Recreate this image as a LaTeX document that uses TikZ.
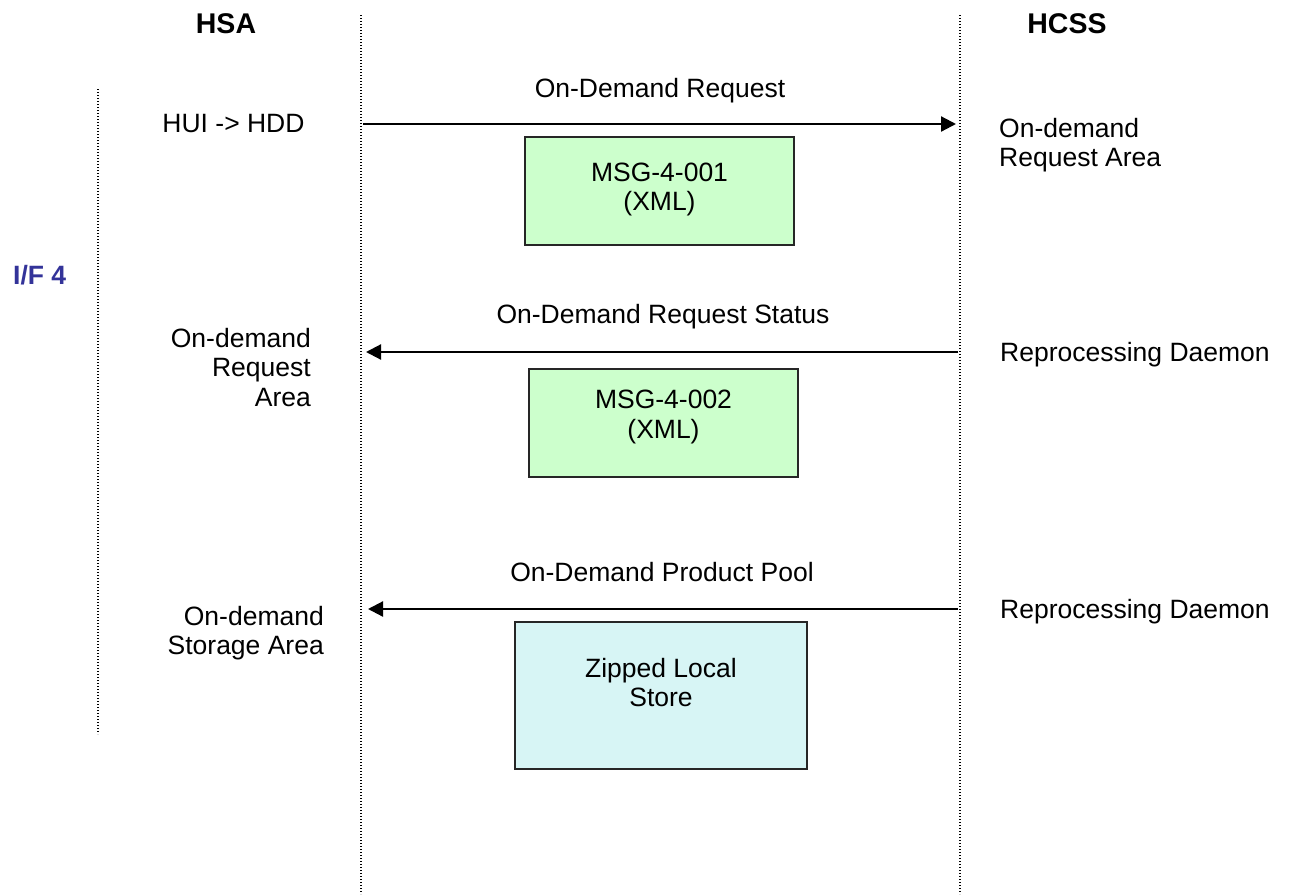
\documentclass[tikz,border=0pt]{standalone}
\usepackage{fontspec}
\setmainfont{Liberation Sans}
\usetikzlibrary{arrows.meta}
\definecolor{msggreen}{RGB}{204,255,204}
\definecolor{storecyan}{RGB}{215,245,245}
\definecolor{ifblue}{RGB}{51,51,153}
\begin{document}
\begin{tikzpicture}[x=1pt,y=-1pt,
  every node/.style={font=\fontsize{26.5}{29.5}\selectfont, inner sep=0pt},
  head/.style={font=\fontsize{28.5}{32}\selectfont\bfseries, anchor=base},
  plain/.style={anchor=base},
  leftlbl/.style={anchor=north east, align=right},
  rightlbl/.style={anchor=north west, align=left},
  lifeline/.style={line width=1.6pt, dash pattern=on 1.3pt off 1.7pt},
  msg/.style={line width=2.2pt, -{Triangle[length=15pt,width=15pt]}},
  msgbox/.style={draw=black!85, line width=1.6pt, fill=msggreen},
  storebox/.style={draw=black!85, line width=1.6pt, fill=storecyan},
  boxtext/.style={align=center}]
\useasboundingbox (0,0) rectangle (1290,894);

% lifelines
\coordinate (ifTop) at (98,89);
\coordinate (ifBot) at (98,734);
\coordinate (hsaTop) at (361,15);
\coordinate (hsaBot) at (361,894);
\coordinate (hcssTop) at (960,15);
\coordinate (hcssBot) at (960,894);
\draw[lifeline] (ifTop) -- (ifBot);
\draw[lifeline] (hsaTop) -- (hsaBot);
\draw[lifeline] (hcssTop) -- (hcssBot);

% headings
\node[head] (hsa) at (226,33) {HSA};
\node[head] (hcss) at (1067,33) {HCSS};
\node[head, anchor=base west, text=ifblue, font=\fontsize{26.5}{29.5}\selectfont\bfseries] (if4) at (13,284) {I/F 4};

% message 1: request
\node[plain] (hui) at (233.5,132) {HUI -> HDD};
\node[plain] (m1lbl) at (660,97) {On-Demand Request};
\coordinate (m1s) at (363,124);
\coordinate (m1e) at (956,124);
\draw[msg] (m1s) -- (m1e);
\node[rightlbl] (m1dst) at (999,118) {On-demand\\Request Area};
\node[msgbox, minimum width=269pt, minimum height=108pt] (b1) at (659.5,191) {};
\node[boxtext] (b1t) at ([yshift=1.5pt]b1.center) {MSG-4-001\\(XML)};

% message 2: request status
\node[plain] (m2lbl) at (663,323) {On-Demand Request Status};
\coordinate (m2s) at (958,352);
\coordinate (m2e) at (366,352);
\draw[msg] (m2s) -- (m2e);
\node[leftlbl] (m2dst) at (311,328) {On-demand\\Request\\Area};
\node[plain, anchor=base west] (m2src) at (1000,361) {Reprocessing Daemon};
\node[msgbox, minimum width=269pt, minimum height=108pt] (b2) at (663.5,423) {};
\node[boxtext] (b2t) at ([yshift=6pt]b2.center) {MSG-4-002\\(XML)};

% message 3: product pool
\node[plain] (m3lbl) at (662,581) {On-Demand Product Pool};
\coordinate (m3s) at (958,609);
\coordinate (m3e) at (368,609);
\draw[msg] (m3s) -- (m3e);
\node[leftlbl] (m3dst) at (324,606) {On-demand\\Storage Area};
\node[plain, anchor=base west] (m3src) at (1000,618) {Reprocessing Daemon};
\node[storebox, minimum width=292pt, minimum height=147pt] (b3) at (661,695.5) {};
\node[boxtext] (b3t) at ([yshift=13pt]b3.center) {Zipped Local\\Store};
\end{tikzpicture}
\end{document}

▶ _YOUR INSTRUCTIONS_: Write the listing out a second time exactly, dropping all images.

▶ _SOLUTION FOR THIS TASK_:
Recreate this image as a LaTeX document that uses TikZ.
\documentclass[tikz,border=0pt]{standalone}
\usepackage{fontspec}
\setmainfont{Liberation Sans}
\usetikzlibrary{arrows.meta}
\definecolor{msggreen}{RGB}{204,255,204}
\definecolor{storecyan}{RGB}{215,245,245}
\definecolor{ifblue}{RGB}{51,51,153}
\begin{document}
\begin{tikzpicture}[x=1pt,y=-1pt,
  every node/.style={font=\fontsize{26.5}{29.5}\selectfont, inner sep=0pt},
  head/.style={font=\fontsize{28.5}{32}\selectfont\bfseries, anchor=base},
  plain/.style={anchor=base},
  leftlbl/.style={anchor=north east, align=right},
  rightlbl/.style={anchor=north west, align=left},
  lifeline/.style={line width=1.6pt, dash pattern=on 1.3pt off 1.7pt},
  msg/.style={line width=2.2pt, -{Triangle[length=15pt,width=15pt]}},
  msgbox/.style={draw=black!85, line width=1.6pt, fill=msggreen},
  storebox/.style={draw=black!85, line width=1.6pt, fill=storecyan},
  boxtext/.style={align=center}]
\useasboundingbox (0,0) rectangle (1290,894);

% lifelines
\coordinate (ifTop) at (98,89);
\coordinate (ifBot) at (98,734);
\coordinate (hsaTop) at (361,15);
\coordinate (hsaBot) at (361,894);
\coordinate (hcssTop) at (960,15);
\coordinate (hcssBot) at (960,894);
\draw[lifeline] (ifTop) -- (ifBot);
\draw[lifeline] (hsaTop) -- (hsaBot);
\draw[lifeline] (hcssTop) -- (hcssBot);

% headings
\node[head] (hsa) at (226,33) {HSA};
\node[head] (hcss) at (1067,33) {HCSS};
\node[head, anchor=base west, text=ifblue, font=\fontsize{26.5}{29.5}\selectfont\bfseries] (if4) at (13,284) {I/F 4};

% message 1: request
\node[plain] (hui) at (233.5,132) {HUI -> HDD};
\node[plain] (m1lbl) at (660,97) {On-Demand Request};
\coordinate (m1s) at (363,124);
\coordinate (m1e) at (956,124);
\draw[msg] (m1s) -- (m1e);
\node[rightlbl] (m1dst) at (999,118) {On-demand\\Request Area};
\node[msgbox, minimum width=269pt, minimum height=108pt] (b1) at (659.5,191) {};
\node[boxtext] (b1t) at ([yshift=1.5pt]b1.center) {MSG-4-001\\(XML)};

% message 2: request status
\node[plain] (m2lbl) at (663,323) {On-Demand Request Status};
\coordinate (m2s) at (958,352);
\coordinate (m2e) at (366,352);
\draw[msg] (m2s) -- (m2e);
\node[leftlbl] (m2dst) at (311,328) {On-demand\\Request\\Area};
\node[plain, anchor=base west] (m2src) at (1000,361) {Reprocessing Daemon};
\node[msgbox, minimum width=269pt, minimum height=108pt] (b2) at (663.5,423) {};
\node[boxtext] (b2t) at ([yshift=6pt]b2.center) {MSG-4-002\\(XML)};

% message 3: product pool
\node[plain] (m3lbl) at (662,581) {On-Demand Product Pool};
\coordinate (m3s) at (958,609);
\coordinate (m3e) at (368,609);
\draw[msg] (m3s) -- (m3e);
\node[leftlbl] (m3dst) at (324,606) {On-demand\\Storage Area};
\node[plain, anchor=base west] (m3src) at (1000,618) {Reprocessing Daemon};
\node[storebox, minimum width=292pt, minimum height=147pt] (b3) at (661,695.5) {};
\node[boxtext] (b3t) at ([yshift=13pt]b3.center) {Zipped Local\\Store};
\end{tikzpicture}
\end{document}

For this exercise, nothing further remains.